I just came across two privacy related news articles. The first is a rather worrisome practice perpetrated during job-interviews: requiring the candidate to log in to Facebook and have the interviewers scroll through their list of friends, updates etc. Note that some schools take this one step further for their athletes, by requiring them to “friend” school personnel (the friended person has access to all “friends-only” posts).
Why would anyone agree to that, you ask?
It’s actually the core theme of the project I’m currently employed on: EPRIV — enforced privacy. This is the archetypical case of someone requiring you to violate your privacy — and being in a sufficiently powerful position that most will comply. I mean: you do want that job, right?
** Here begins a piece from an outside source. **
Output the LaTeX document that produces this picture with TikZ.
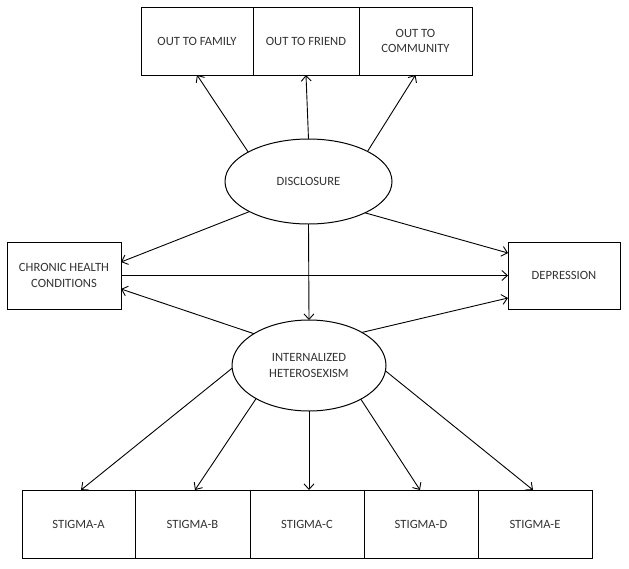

Think you stand a chance if you don’t log in to your Facebook, while the rest does? N
Note: your prospective employer will say you do: “5 out of 80 candidates hired, refused this” — see link. But the point is not whether it is mandatory, but whether it is perceived as mandatory. As I wrote: “Think you stand a chance?”.
The aim of my project is exactly to prevent this type of coercion attacks. Admittedly, we focus on other examples, but a logical continuation of this project would be to investigate such matters. Anyway, highly interesting. And scary to see that reality is moving faster than we can come up with solutions.
The second news report proposes a scale to rank privacy incidents on. In my humble opinion: idea good, execution hopelessly flawed — I disagree with most of the (classifications of) examples stated there. I guess that’s actually the reason such a thing didn’t already exist: it’s not easy to determine an objective scale of the “harm” of privacy violations — at least not one that usually “gives the right answer” (that is: violations perceived as worse are usually rated higher). It seems we still have some ways to go before we achieve the objective part of this. Hmmms… interesting :)
PS: In case you’ve never heard the term before: Free Speech Zone.
This is a (usually fenced-off) area, in which people disagreeing are allowed to speak their mind. While there is law-enforcement monitoring them.
Gee, where did I hear this before? (yep: Nobel peace prize winners, one and all). What a staunch continuation of “The Land of the Free”.